* **TO DO**
Draw out every line with the word "matplotlib" from the listing below.

* **RECORDS SHOWN**
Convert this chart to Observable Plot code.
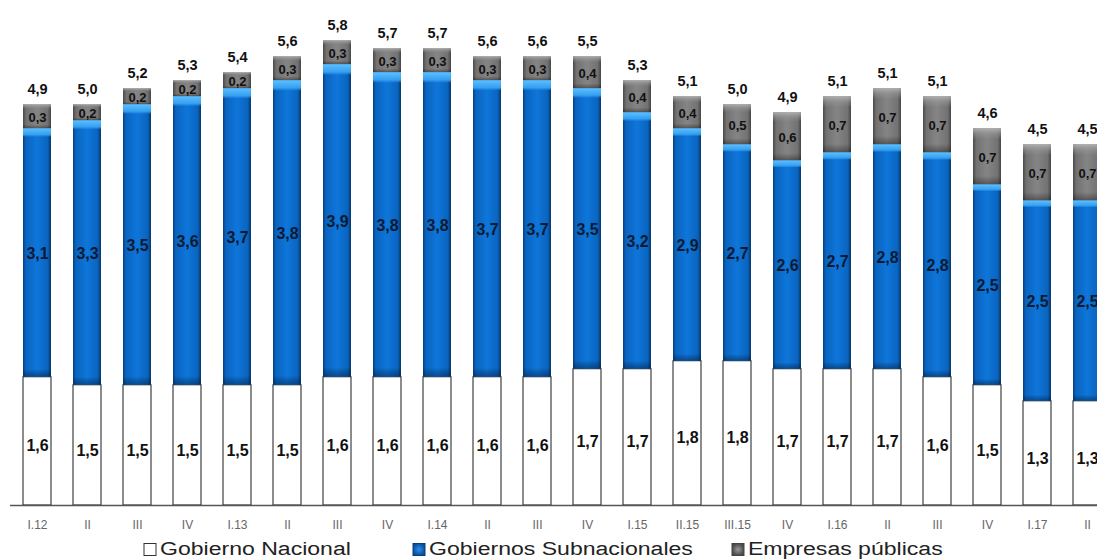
<!DOCTYPE html>
<html>
<head>
<meta charset="utf-8">
<script src="https://cdn.jsdelivr.net/npm/d3@7"></script>
<script src="https://cdn.jsdelivr.net/npm/@observablehq/plot@0.6"></script>
<style>
  html, body { margin: 0; padding: 0; background: #fff; overflow: hidden; }
  #wrap { width: 1097px; height: 560px; position: relative; overflow: hidden; }
  #legend { position: absolute; top: 539px; left: 0; width: 1097px; height: 24px;
            font-family: "Liberation Sans", Arial, sans-serif; font-size: 18px; color: #222; }
  .item { position: absolute; top: 0; display: flex; align-items: center; white-space: nowrap; }
  .item svg { margin-right: 2px; }
  .item span { display: inline-block; transform-origin: 0 50%; transform: scaleX(1.28); }
</style>
</head>
<body>
<div id="wrap"><div id="chart"></div><div id="legend"></div></div>
<script>
// ---- data ----
const categories = ["I.12","II.12","III.12","IV.12","I.13","II.13","III.13","IV.13","I.14","II.14","III.14","IV.14","I.15","II.15","III.15","IV.15","I.16","II.16","III.16","IV.16","I.17","II.17"];
const tickLabels = ["I.12","II","III","IV","I.13","II","III","IV","I.14","II","III","IV","I.15","II.15","III.15","IV","I.16","II","III","IV","I.17","II"];
const gobiernoNacional = [1.6,1.5,1.5,1.5,1.5,1.5,1.6,1.6,1.6,1.6,1.6,1.7,1.7,1.8,1.8,1.7,1.7,1.7,1.6,1.5,1.3,1.3];
const gobiernosSubnacionales = [3.1,3.3,3.5,3.6,3.7,3.8,3.9,3.8,3.8,3.7,3.7,3.5,3.2,2.9,2.7,2.6,2.7,2.8,2.8,2.5,2.5,2.5];
const empresasPublicas = [0.3,0.2,0.2,0.2,0.2,0.3,0.3,0.3,0.3,0.3,0.3,0.4,0.4,0.4,0.5,0.6,0.7,0.7,0.7,0.7,0.7,0.7];
const totals = [4.9,5.0,5.2,5.3,5.4,5.6,5.8,5.7,5.7,5.6,5.6,5.5,5.3,5.1,5.0,4.9,5.1,5.1,5.1,4.6,4.5,4.5];
const seriesNames = ["Gobierno Nacional","Gobiernos Subnacionales","Empresas públicas"];
const seriesValues = [gobiernoNacional, gobiernosSubnacionales, empresasPublicas];

const fmt = v => v.toFixed(1).replace(".", ",");
const long = [];
categories.forEach((c, i) => {
  seriesNames.forEach((s, k) => long.push({cat: c, serie: s, k, value: seriesValues[k][i]}));
});
const bottomRows = long.filter(d => d.k === 0);
const totalRows = categories.map((c, i) => ({
  cat: c, total: totals[i],
  top: gobiernoNacional[i] + gobiernosSubnacionales[i] + empresasPublicas[i]
}));

const baseFill = ["#ffffff", "url(#gBlue)", "url(#gGray)"];
const overFill = ["none", "url(#vBlue)", "url(#vGray)"];
const textFill = ["#111", "#0c1a33", "#111"];
const textSize = [16, 16, 13];

const font = '"Liberation Sans", Arial, sans-serif';
const chart = Plot.plot({
  width: 1097,
  height: 537,
  marginTop: 0,
  marginBottom: 32,
  marginLeft: 10,
  marginRight: 0,
  style: {fontFamily: font, background: "#fff", overflow: "hidden"},
  x: {domain: categories, range: [10, 1114], paddingInner: 0.44, paddingOuter: 0.22, label: null,
      tickSize: 0, tickPadding: 15, tickFormat: d => tickLabels[categories.indexOf(d)]},
  y: {domain: [0, 6.3], axis: null},
  color: {type: "identity"},
  marks: [
    Plot.barY(long, Plot.stackY({x: "cat", y: "value", z: "serie", order: null,
      fill: d => baseFill[d.k], stroke: d => d.k === 0 ? "#1a1a1a" : "none", strokeWidth: 1})),
    Plot.barY(long, Plot.stackY({x: "cat", y: "value", z: "serie", order: null,
      fill: d => overFill[d.k]})),
    Plot.ruleY([0], {stroke: "#555", strokeWidth: 1.5}),
    Plot.text(long, Plot.stackY({x: "cat", y: "value", z: "serie", order: null,
      text: d => d.k === 0 ? "" : fmt(d.value), fill: d => textFill[d.k], fontWeight: "bold",
      fontSize: d => textSize[d.k], dy: 1})),
    Plot.text(bottomRows, Plot.stackY({x: "cat", y: "value",
      text: d => fmt(d.value), fill: "#111", fontWeight: "bold", fontSize: 16, dy: 5})),
    Plot.text(totalRows, {x: "cat", y: "top", text: d => fmt(d.total), dy: -15,
      fontWeight: "bold", fontSize: 14.5, fill: "#111"})
  ]
});

// gradients for the 3D bar look
const svg = d3.select(chart);
const defs = svg.insert("defs", ":first-child");
function hGrad(id, stops) {
  const g = defs.append("linearGradient").attr("id", id).attr("x1", 0).attr("x2", 1).attr("y1", 0).attr("y2", 0);
  stops.forEach(([o, c]) => g.append("stop").attr("offset", o).attr("stop-color", c));
}
function vGrad(id, stops) {
  const g = defs.append("linearGradient").attr("id", id).attr("x1", 0).attr("x2", 0).attr("y1", 0).attr("y2", 1);
  stops.forEach(([o, c, a]) => g.append("stop").attr("offset", o).attr("stop-color", c).attr("stop-opacity", a));
}
hGrad("gBlue", [[0, "#063f7e"], [0.1, "#0a64bf"], [0.5, "#0e76da"], [0.88, "#0a64bf"], [1, "#053668"]]);
hGrad("gGray", [[0, "#4a4a4a"], [0.12, "#727272"], [0.5, "#858585"], [0.88, "#727272"], [1, "#454545"]]);
vGrad("vBlue", [[0, "#5fc0ff", 1], [0.025, "#3aa6f5", 0.9], [0.035, "#3aa6f5", 0], [0.97, "#000", 0], [1, "#001a40", 0.45]]);
vGrad("vGray", [[0, "#b5b5b5", 0.9], [0.12, "#999", 0.4], [0.2, "#999", 0], [0.85, "#000", 0], [1, "#000", 0.35]]);

svg.selectAll("g[aria-label='x-axis tick label'] text, g[aria-label='x-axis tick label']")
   .attr("fill", "#666").attr("font-size", 12);
document.getElementById("chart").appendChild(chart);

// legend
const legend = document.getElementById("legend");
const items = [
  {x: 143, label: seriesNames[0], fill: "#fff", stroke: "#333"},
  {x: 412, label: seriesNames[1], fill: "url(#lgBlue)", stroke: "#063f7e"},
  {x: 731, label: seriesNames[2], fill: "url(#lgGray)", stroke: "#444"}
];
items.forEach(it => {
  const div = document.createElement("div");
  div.className = "item";
  div.style.left = it.x + "px";
  div.innerHTML = `<svg width="15" height="15" viewBox="0 0 15 15">
    <defs>
      <radialGradient id="lgBlue"><stop offset="0" stop-color="#2e8ff0"/><stop offset="1" stop-color="#0a4f9a"/></radialGradient>
      <radialGradient id="lgGray"><stop offset="0" stop-color="#9a9a9a"/><stop offset="1" stop-color="#4a4a4a"/></radialGradient>
    </defs>
    <rect x="1" y="1.5" width="12" height="12" fill="${it.fill}" stroke="${it.stroke}" stroke-width="1"/></svg><span>${it.label}</span>`;
  legend.appendChild(div);
});
</script>
</body>
</html>
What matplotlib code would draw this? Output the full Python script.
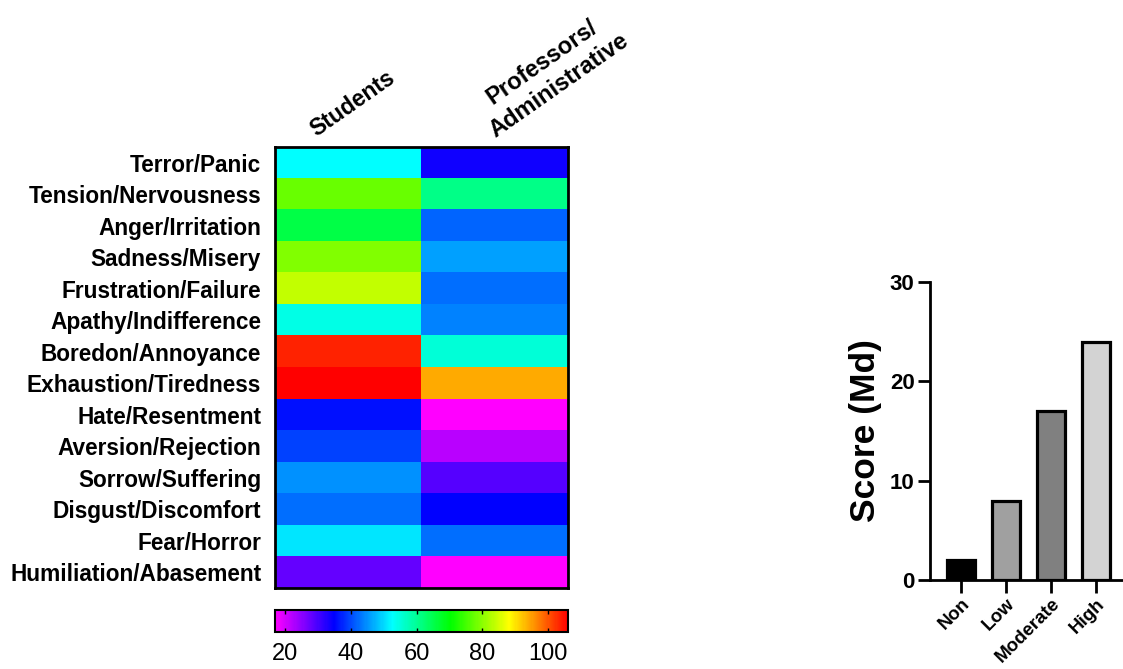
import numpy as np
import matplotlib
matplotlib.use("Agg")
import matplotlib.pyplot as plt
import matplotlib.transforms as mtransforms
from matplotlib.colors import LinearSegmentedColormap

plt.rcParams['font.family'] = ['Liberation Sans', 'DejaVu Sans']

# -------------------- data --------------------
emotions = ["Terror/Panic", "Tension/Nervousness", "Anger/Irritation", "Sadness/Misery",
            "Frustration/Failure", "Apathy/Indifference", "Boredon/Annoyance",
            "Exhaustion/Tiredness", "Hate/Resentment", "Aversion/Rejection",
            "Sorrow/Suffering", "Disgust/Discomfort", "Fear/Horror", "Humiliation/Abasement"]
groups = ["Students", "Professors/\nAdministrative"]
students = [52.5, 77.5, 65.5, 79.5, 84, 54.5, 103.5, 106, 36, 39.5, 45, 42.5, 51, 28]
professors = [34, 61, 42, 46, 42.5, 44, 55.5, 94, 17, 22, 29, 35, 42.5, 17]

levels = ["Non", "Low", "Moderate", "High"]
scores = [2, 8, 17, 24]
bar_colors = ["#000000", "#A0A0A0", "#808080", "#D3D3D3"]

# rainbow: magenta -> blue -> cyan -> green -> yellow -> red
cmap = LinearSegmentedColormap.from_list(
    "rainbow_pm", ["#FF00FF", "#0000FF", "#00FFFF", "#00FF00", "#FFFF00", "#FF0000"])
vmin, vmax = 17, 106

fig = plt.figure(figsize=(11.23, 6.69), dpi=100)

# -------------------- heatmap --------------------
ax = fig.add_axes([0.2449, 0.1211, 0.2609, 0.6592])
data = np.column_stack([students, professors])
im = ax.imshow(data, cmap=cmap, vmin=vmin, vmax=vmax, aspect="auto", interpolation="nearest")
ax.set_yticks(range(len(emotions)))
ax.set_yticklabels(emotions, fontsize=16.3, fontweight="bold")
ax.set_xticks([])
ax.tick_params(axis="y", length=0, pad=10)
for s in ax.spines.values():
    s.set_linewidth(2)

# column headers, rotated
ax.text(-0.22, -0.82, groups[0], rotation=35, rotation_mode="anchor",
        ha="left", va="baseline", fontsize=16.5, fontweight="bold")
ax.text(0.98, -0.94, groups[1], rotation=35, rotation_mode="anchor",
        ha="left", va="baseline", fontsize=17, fontweight="bold",
        multialignment="center", linespacing=1.3)

# colorbar
cax = fig.add_axes([0.2449, 0.0553, 0.2609, 0.0329])
cb = fig.colorbar(im, cax=cax, orientation="horizontal", ticks=[20, 40, 60, 80, 100])
cb.outline.set_linewidth(1.5)
cax.tick_params(direction="in", top=True, bottom=True, length=3, width=1,
                labelsize=17, pad=8)

# -------------------- bar chart --------------------
bx = fig.add_axes([0.8281, 0.1330, 0.172, 0.4455])
x = np.arange(len(levels))
bx.bar(x, scores, width=0.62, color=bar_colors, edgecolor="black", linewidth=2.3, zorder=3)
bx.set_xlim(-0.7, 3.6)
bx.set_ylim(0, 30)
bx.set_yticks([0, 10, 20, 30])
bx.set_xticks(x)
bx.set_xticklabels(levels, rotation=45, ha="right", rotation_mode="anchor",
                   fontsize=13.5, fontweight="bold")
# nudge rotated labels right/up so the longest one stays inside the figure
shift = mtransforms.ScaledTranslation(7 / 100, 3 / 100, fig.dpi_scale_trans)
for lab in bx.get_xticklabels():
    lab.set_transform(lab.get_transform() + shift)
for lab in bx.get_yticklabels():
    lab.set_fontweight("bold")
bx.tick_params(axis="y", labelsize=16, width=2, length=9, pad=2)
bx.tick_params(axis="x", width=2, length=9, pad=2)
bx.spines["top"].set_visible(False)
bx.spines["right"].set_visible(False)
bx.spines["left"].set_linewidth(2)
bx.spines["bottom"].set_linewidth(2)
bx.set_ylabel("Score (Md)", fontsize=25.5, fontweight="bold", labelpad=6)

fig.savefig("out.png", dpi=100)
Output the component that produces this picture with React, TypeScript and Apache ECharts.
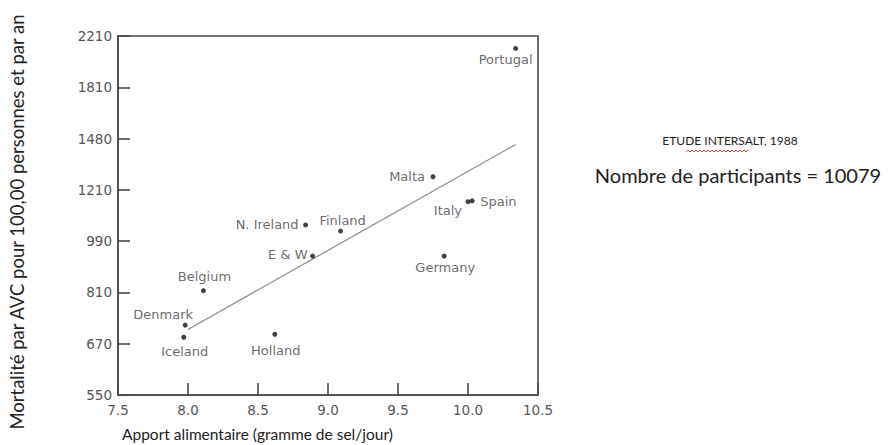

* **RESPONSE TO THE TASK**
What matplotlib code would draw this? Output the full Python script.
import matplotlib
matplotlib.use("Agg")
import matplotlib.pyplot as plt
import matplotlib.transforms as mtransforms
from matplotlib.colors import LinearSegmentedColormap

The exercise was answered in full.